Ana Hedberg Olenina’s Psychomotor Aesthetics deftly explores the interconnections in the early Russian twentieth century between aesthetic philosophy and psychophysiological phenomena—essentially, the interface between art and the body. Across a range of practices—Futurist poets’ exploration of how recitation influences the listener’s perception of verse; attempts by Soviet cinematographers to use actors’ gestures to trigger kinesthetic responses in viewers; Proletkul’t interest in the role that bodily movement plays in labor efficiency—Olenina shows how avant-garde artistic experimentation in Russia unfolded in a close dialogue with concurrent research in the fields of psychology and physiology.
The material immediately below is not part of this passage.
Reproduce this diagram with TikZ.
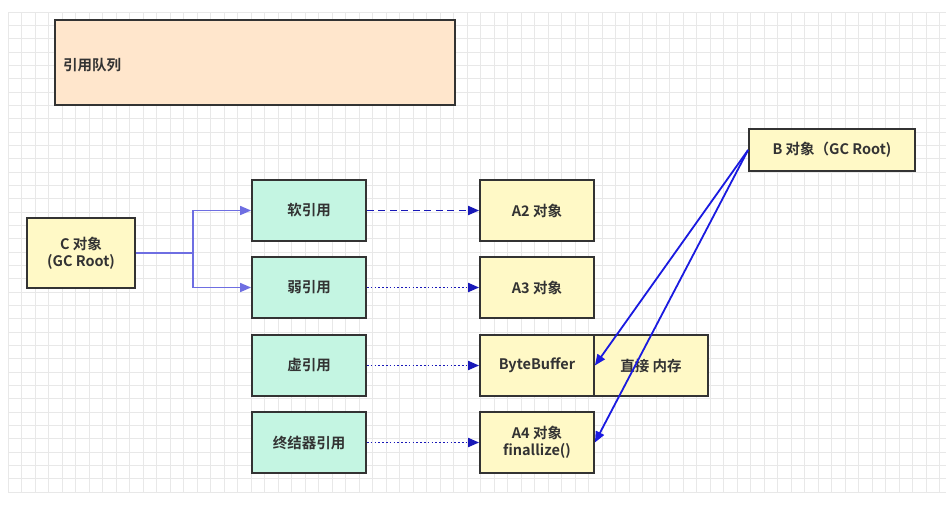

Drawing on a truly impressive erudition in an extensive list of Russian, German, French, and English sources, her study definitively situates a now-familiar picture of experimentation by the Russian avant-garde in its deeper intellectual context of technological innovation (devices for recording, measuring, lighting) and evolving scientific knowledge (and quasi-knowledge) about the mind’s interaction with the body. Olenina suggests that the early Russian twentieth century experimentations also provide important insights for contemporary neuroscience and advocates for the “neurohumanities.” Her luminous study, at once meticulously detailed and nimbly alert to resonances across several fields, will become a definitive contribution to Russian and Soviet cultural studies for some time to come.


Honorable Mention: Ronald Grigor Suny

Title: Stalin: Passage to Revolution (Princeton University Press).

Based on a wealth of new archival material, Suny’s Stalin: Passage to Revolution represents not only the definitive biography of Stalin from his birth up through the Revolution of 1917, but also Suny’s own magnum opus. This monumental study is not about the making of a ruthless, demon dictator, but about how Stalin became one of the most respected and prominent Bolsheviks by 1917. The author treats Stalin’s psychological evolution as the interplay between the evolving character of the sickly boy from the margins of the Russian empire and the unique sociocultural milieu in which he matured, painstakingly documenting how Stalin’s life experiences molded young Soso, later Koba, and finally Stalin, the man of steel. In clear, detached prose Suny masterfully examines Georgian society and culture, the role of the revolutionary intelligentsia, the fractious Marxist movement, Stalin’s life in the underground, his six imprisonments and exiles to inhospitable places, and Stalin’s participation in the revolutionary events of 1917. While painting a nuanced and compelling portrait of Stalin’s passage to revolution, Suny invites readers to engage his crucial point that for Stalin becoming a revolutionary was a choice that emerged out of complex political and cultural realities rather than a mere personal pathology.